If i would run it with ferri/ ferro

could you imagine what I wanna do Deano?


----------



## nickvc (Feb 14, 2021)

No insult meant but that reactor isn’t really useful in leaching especially e scrap unless you are running identical items, you need to be able to see what is happening especially if you are running cyanide, as I said it’s as much an art as a science.
I don’t think any large scale operation is using ferri or ferro and I’m guessing for a good reason, they have limited capabilities compared to actual cyanide in my opinion, they are safer but not as effective at stripping the values at reasonable speed, if you have the necessary safety in place why even consider using them, using cyanide isn’t always the easy choice it’s not as simple as dissolving all the metals and then selectively precipitating the values, there are many many variables in selective stripping and visibility is essential to see exactly where you are and what’s happening, it’s very much a hands on process and doing the process while fully understanding the dangers and reactions is needed to become successful, it’s almost impossible to learn from books or reading, the solution can cover the product but if the plating is shielded it won’t strip so the product needs moving as much if not more than the solution.
I’m not saying you can’t do this I’m sure you can but there is no simple way to learn this process and be able to do it successfully with decent yields.
To give you an idea of what I’m talking about take a couple of kilos of mixed fingers and strip them, they are probably the easiest e scrap to work with, some the modern ones will almost instantly strip the older heavier plated ones can take 1/2 hour to fully strip, now think mixed products different base metal substrates, usual e scrap lots, and the stripping becomes harder and harder and if you have any aluminum in the mix then bye bye stripping.


----------



## kurtak (Feb 14, 2021)

future gold refiner

I believe what Nick & Deano are trying to tell you is that in order for the ferri or ferro cyanide complexes to work the iron (ferri or ferro) part of the complex needs to be disassociated (separated) from the CN part of the complex so that the CN becomes free CN in order to dissolve the gold --- in other words - once you are able to disassociate the iron in the complex from the CN in the complex - you in fact then have CN - which then allows the gold to dissolve

The iron can be disassociated from the CN with UV --- the problem is in getting "proper" exposure of the UV to the iron/CN complex to get "effective" disassociation of the iron from the CN - so that the CN can be effective in doing its work to dissolve the gold

As much as doing this in a small batch beaker can (or not) work (if you get everything right) it becomes "much" more complicated to get everything right on a LARGE scale in order to free the CN in order to get "effective" use of the CN to dissolve the gold

Though I may be wrong - I believe trying to use the ferri/ferro/CN complexes as a stripper on a "large" scale will do nothing but cause you frustration from one batch to the next

To put it another way --- what you are "in fact" trying to do is strip/leach gold/silver plating by way of CN stripping/leaching --- but you are also complicating the process because you first need to disassociate the iron from the CN for the CN to work --- so why not just go with actual CN in the first place ?
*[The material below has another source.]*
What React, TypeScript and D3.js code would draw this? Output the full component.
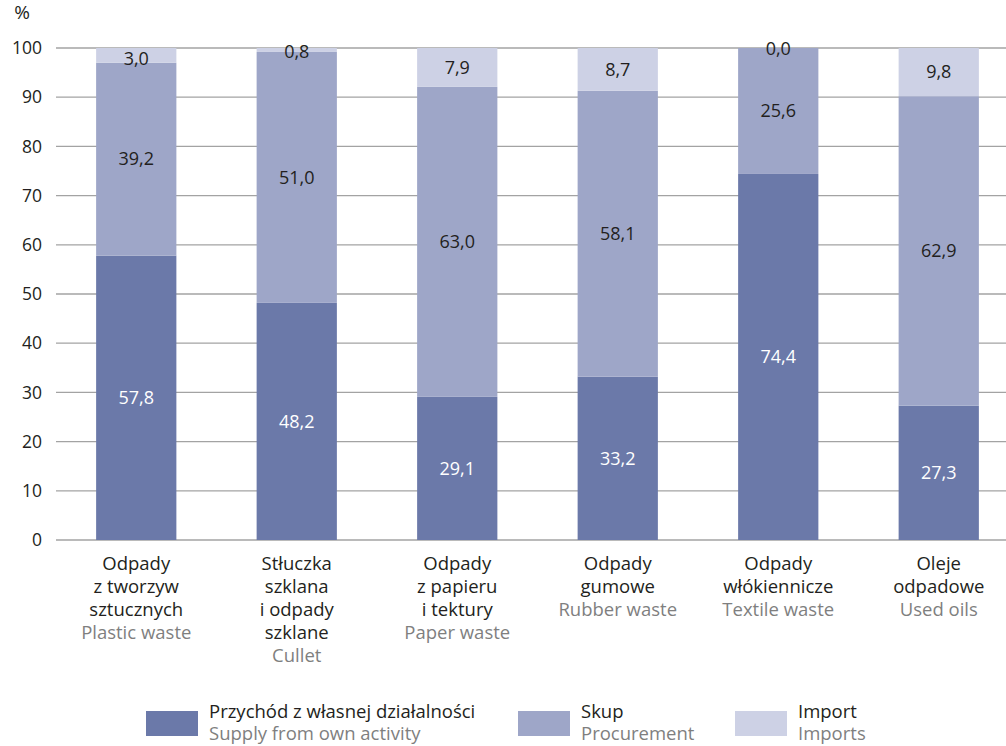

I understand that you don't need permits to get the ferri/ferro/ CN complexes - whereas yes you will need to be properly permitted to set up for actual CN processing --- I would think that on the scale you are talking about the cost of getting properly permitted would "more" then pay for its self - then the frustrations you are likely to run into with a "work around" in order to avoid permits

Also -keep in mind that once you disassociate the iron from the CN - you in fact have CN - so your waste is going to be CN waste - so you are going to need to deal with that waste the "same as" if you had started with actual CN in the first place

Also - as Nick pointed out in order to get FULL stripping - its not a matter of just putting the solution in motion - the material its self needs to be put in motion - other wise the solution will not get to the gold on parts that are touch each other

That's why the "big boys" do this in open tanks (with proper ventilation on &/or over the tanks) the parts are then put in a barrel (that has holes & screens over the holes) the barrel is then submerged in the tank & turned so that the material moves in the barrel allowing the solution to come in contact with ALL surfaces of the plated parts - other wise part that are touching each other will not be completely stripped

Also you can not - under "normal" CN leaching conditions strip gold/silver plating if the plating is on aluminum - that's because CN leaches are normally run at (about) Ph 11 --- at that PH you will dissolve the aluminum instead of the plating --- so stripping gold or silver on aluminum is another story in & of it's self 

Kurt


----------



## kurtak (Feb 14, 2021)

Example of how the big boys do it - watch the second video of the video's on this page

:arrow: https://advchem.com/index.php/services/chemical-refining

Kurt


----------



## Deano (Feb 14, 2021)

Using ferro or ferri cyanide complexes to generate cyanide is done only when you cannot access sodium, potassium or calcium cyanide as leaching material. As mentioned above in this thread the ferro or ferri complexes will give you exactly the same cyano complexes in solution as the straight commercial cyanide products.

You will have to work under the same safety and waste disposal protocols for both starting chemistries because you will have free cyanide complexes in solution no matter which method you use to generate these complexes.

I have seen the ferri and ferro cyanides used in small commercial setups and at the time I wondered why they were used when permitting for straight cyanides was possible. I assumed that they were being used because the operators presumed, incorrectly, that they were safer than straight cyanide, at least that was the explanation I was given.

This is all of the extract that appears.